Sinn Féin has, of course, maintained its policy of refusing to stand with Ukraine against its partition by Russia. It continues to use the weasel words of blaming the United States and Europe while steadfastly refusing to make the simple statement that Russia should get out of Ukraine. As predicted a fortnight ago the massed ranks of Sinn Féin representatives that went to the United States last week did not repeat their attack on the Obama Administration while they were busy collecting cheques. Deputy Adams even took the time to have a hissy fit over the fact that the US Administration was not making a senior enough official available to receive him in Washington.

It remains the case that there is an extremist alliance in Europe standing with Russia against the citizens of neighbouring countries. Last week a Kremlin-funded group held a conference in St. Petersburg where the British National Party, Golden Dawn of Greece and other fascist parties spoke up in favour of Putin’s actions. At the weekend the French Front National used an €8 million soft loan from Russia to fund regional election campaigns. There is, in fact, almost no hard right or hard left party in Europe which does not support the increasingly authoritarian and aggressive Putin regime. I welcome the element in the Taoiseach's statement relating to the concerted effort by Europe to deal with Russian disinformation on the Continent.

Deputy Boyd Barrett need not take this as applying to him as he did in our last session. He is unusual in the Irish Left in having protested outside the Russian Embassy in the past. However, he too is guilty of applying false equivalences in this case. Nothing Europe has done in any way justifies what Russia has done to Ukraine. The Ukrainian people want to live in a free, united, democratic and European country. They have voted for this time and again and they have voted for the EU association agreement in overwhelming numbers. They gave up their nuclear weapons in return for a promise that their borders would be respected. It is our duty to stand with them and we should support a significant expansion in direct aid.

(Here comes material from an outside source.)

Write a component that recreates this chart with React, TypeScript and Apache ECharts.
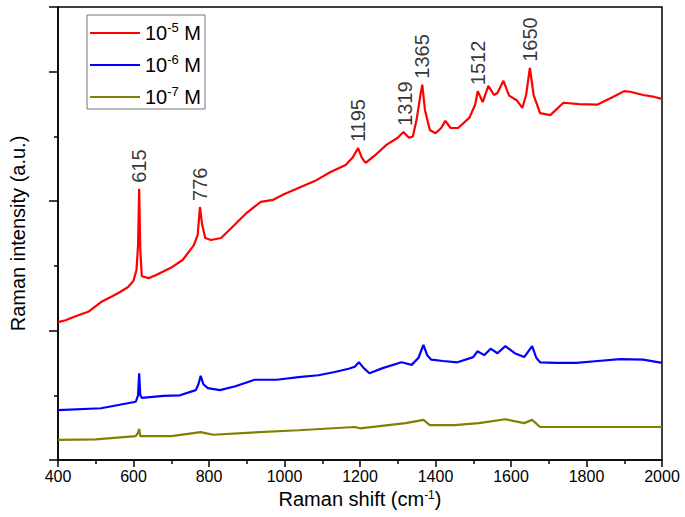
import React, { useEffect, useRef } from "react";
import * as echarts from "echarts";

// Raman shift (cm^-1) and intensity (a.u.)
const redX = [400, 420, 450, 480, 514, 540, 560, 585, 600, 608, 612, 615, 618, 622, 640, 660, 699, 730, 760, 770, 776, 782, 790, 805, 832, 860, 900, 937, 970, 1000, 1043, 1080, 1122, 1162, 1180, 1195, 1205, 1215, 1240, 1270, 1300, 1315, 1330, 1340, 1350, 1360, 1365, 1372, 1385, 1400, 1415, 1426, 1440, 1460, 1490, 1505, 1512, 1525, 1540, 1555, 1564, 1580, 1595, 1615, 1630, 1640, 1650, 1660, 1677, 1704, 1739, 1780, 1828, 1870, 1900, 1916, 1950, 1980, 2000];
const redY = [2.13, 2.16, 2.23, 2.29, 2.44, 2.52, 2.58, 2.67, 2.77, 2.94, 3.32, 4.19, 3.25, 2.84, 2.81, 2.86, 2.97, 3.09, 3.32, 3.48, 3.91, 3.63, 3.43, 3.40, 3.43, 3.59, 3.82, 3.99, 4.02, 4.11, 4.22, 4.31, 4.45, 4.56, 4.67, 4.82, 4.67, 4.59, 4.71, 4.87, 4.98, 5.07, 4.98, 5.0, 5.26, 5.64, 5.80, 5.41, 5.10, 5.05, 5.13, 5.24, 5.13, 5.13, 5.29, 5.49, 5.70, 5.53, 5.78, 5.64, 5.67, 5.86, 5.63, 5.56, 5.44, 5.64, 6.06, 5.64, 5.36, 5.33, 5.52, 5.50, 5.49, 5.61, 5.70, 5.69, 5.64, 5.61, 5.58];

const blueX = [400, 514, 560, 606, 612, 615, 618, 622, 680, 723, 765, 772, 778, 785, 797, 829, 870, 921, 980, 1037, 1090, 1133, 1170, 1186, 1197, 1210, 1225, 1260, 1310, 1337, 1355, 1368, 1378, 1389, 1420, 1458, 1500, 1511, 1529, 1546, 1564, 1585, 1610, 1635, 1656, 1667, 1677, 1720, 1773, 1830, 1889, 1950, 2000];
const blueY = [0.77, 0.80, 0.85, 0.90, 1.00, 1.34, 1.00, 0.96, 0.99, 1.00, 1.08, 1.17, 1.30, 1.17, 1.11, 1.08, 1.14, 1.24, 1.24, 1.28, 1.31, 1.36, 1.41, 1.44, 1.51, 1.42, 1.34, 1.42, 1.51, 1.47, 1.58, 1.78, 1.62, 1.55, 1.53, 1.51, 1.59, 1.68, 1.62, 1.72, 1.65, 1.76, 1.65, 1.59, 1.76, 1.58, 1.51, 1.50, 1.50, 1.53, 1.56, 1.55, 1.50];

const oliveX = [400, 500, 606, 612, 615, 618, 700, 778, 811, 900, 1037, 1186, 1200, 1321, 1368, 1385, 1450, 1515, 1585, 1635, 1656, 1677, 1800, 2000];
const oliveY = [0.31, 0.32, 0.37, 0.42, 0.48, 0.37, 0.37, 0.43, 0.39, 0.42, 0.46, 0.51, 0.49, 0.57, 0.62, 0.54, 0.54, 0.57, 0.63, 0.57, 0.62, 0.51, 0.51, 0.51];

const peakLabels = ["615", "776", "1195", "1319", "1365", "1512", "1650"];
const peakX = [615, 776, 1195, 1319, 1365, 1512, 1650];
const peakY = [4.19, 3.91, 4.82, 5.07, 5.80, 5.70, 6.06];

const seriesNames = ["10^-5 M", "10^-6 M", "10^-7 M"];
const seriesExp = ["-5", "-6", "-7"];
const seriesColors = ["#ff0000", "#0000ff", "#808000"];

const FONT = "'Liberation Sans', Arial, sans-serif";

const zip = (xs: number[], ys: number[]) => xs.map((x, i) => [x, ys[i]]);

export default function App() {
  const ref = useRef<HTMLDivElement>(null);
  useEffect(() => {
    if (!ref.current) return;
    const chart = echarts.init(ref.current, undefined, { renderer: "svg" });
    const lineData = [zip(redX, redY), zip(blueX, blueY), zip(oliveX, oliveY)];
    chart.setOption({
      animation: false,
      backgroundColor: "#ffffff",
      textStyle: { fontFamily: FONT },
      grid: {
        left: 57,
        right: 23,
        top: 7,
        bottom: 57,
        show: true,
        borderColor: "#000",
        borderWidth: 1.5,
        backgroundColor: "transparent",
      },
      legend: {
        data: seriesNames,
        left: 87,
        top: 15,
        orient: "vertical",
        icon: "rect",
        itemWidth: 50,
        itemHeight: 2,
        itemGap: 10,
        padding: [6, 4, 2, 3],
        borderColor: "#777",
        borderWidth: 1,
        formatter: (name: string) => {
          const i = seriesNames.indexOf(name);
          return `{b|10}{s|${seriesExp[i]}}{b| M}`;
        },
        textStyle: {
          fontFamily: FONT,
          color: "#000",
          rich: {
            b: { fontSize: 20, lineHeight: 24, fontFamily: FONT, color: "#000" },
            s: { fontSize: 13, lineHeight: 13, verticalAlign: "top", fontFamily: FONT, color: "#000" },
          },
        },
      },
      xAxis: {
        type: "value",
        min: 400,
        max: 2000,
        interval: 200,
        name: "Raman shift (cm{s|-1})",
        nameLocation: "middle",
        nameGap: 25,
        nameTextStyle: {
          fontSize: 20,
          color: "#000",
          fontFamily: FONT,
          rich: {
            s: { fontSize: 12, verticalAlign: "top", lineHeight: 12, fontFamily: FONT, color: "#000" },
          },
        },
        axisLine: { show: true, onZero: false, lineStyle: { color: "#000", width: 1.5 } },
        axisTick: { show: true, inside: false, length: 7, lineStyle: { color: "#000", width: 1.5 } },
        minorTick: { show: true, splitNumber: 2, length: 4, lineStyle: { color: "#000", width: 1.5 } },
        axisLabel: {
          fontSize: 16,
          color: "#000",
          margin: 8,
          fontFamily: FONT,
          formatter: (v: number) => String(v),
        },
        splitLine: { show: false },
      },
      yAxis: {
        type: "value",
        min: 0,
        max: 7,
        interval: 2,
        name: "Raman intensity (a.u.)",
        nameLocation: "middle",
        nameGap: 30,
        nameTextStyle: { fontSize: 20, color: "#000", fontFamily: FONT },
        axisLine: { show: true, onZero: false, lineStyle: { color: "#000", width: 1.5 } },
        axisTick: { show: true, inside: false, length: 9, lineStyle: { color: "#000", width: 1.5 } },
        minorTick: { show: true, splitNumber: 2, length: 4, lineStyle: { color: "#000", width: 1.5 } },
        axisLabel: { show: false },
        splitLine: { show: false },
      },
      series: [
        ...seriesNames.map((name, i) => ({
          name,
          type: "line",
          data: lineData[i],
          symbol: "none",
          showSymbol: false,
          color: seriesColors[i],
          lineStyle: { color: seriesColors[i], width: 2.2 },
          z: 3 - i,
        })),
        {
          name: "peaks",
          type: "scatter",
          symbolSize: 0,
          data: peakX.map((x, i) => ({ value: [x, peakY[i]], name: peakLabels[i] })),
          label: {
            show: true,
            position: "top",
            distance: 6,
            rotate: 90,
            align: "left",
            verticalAlign: "middle",
            formatter: (p: any) => p.name,
            fontSize: 20,
            color: "#000",
            textBorderWidth: 0,
            fontFamily: FONT,
          },
          silent: true,
          z: 5,
        },
      ],
    });
    return () => chart.dispose();
  }, []);
  return (
    <div
      ref={ref}
      style={{ position: "fixed", left: 0, top: 0, width: 685, height: 517, background: "#fff" }}
    />
  );
}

On the subject of energy, the summit moved the agenda along in a formal way. I recognise the central and vital necessity of an energy union because unity of purpose across the European Union is essential for our energy security into the future. I also welcome the additional focus on the conclusion of bilateral agreements outside of the European energy union itself. However, the focus is not yet active or urgent enough to tackle the twin crises of climate change and energy blackmail, which go to the heart of a lot of the political instability and geopolitical challenges which Europe and the European Union currently face.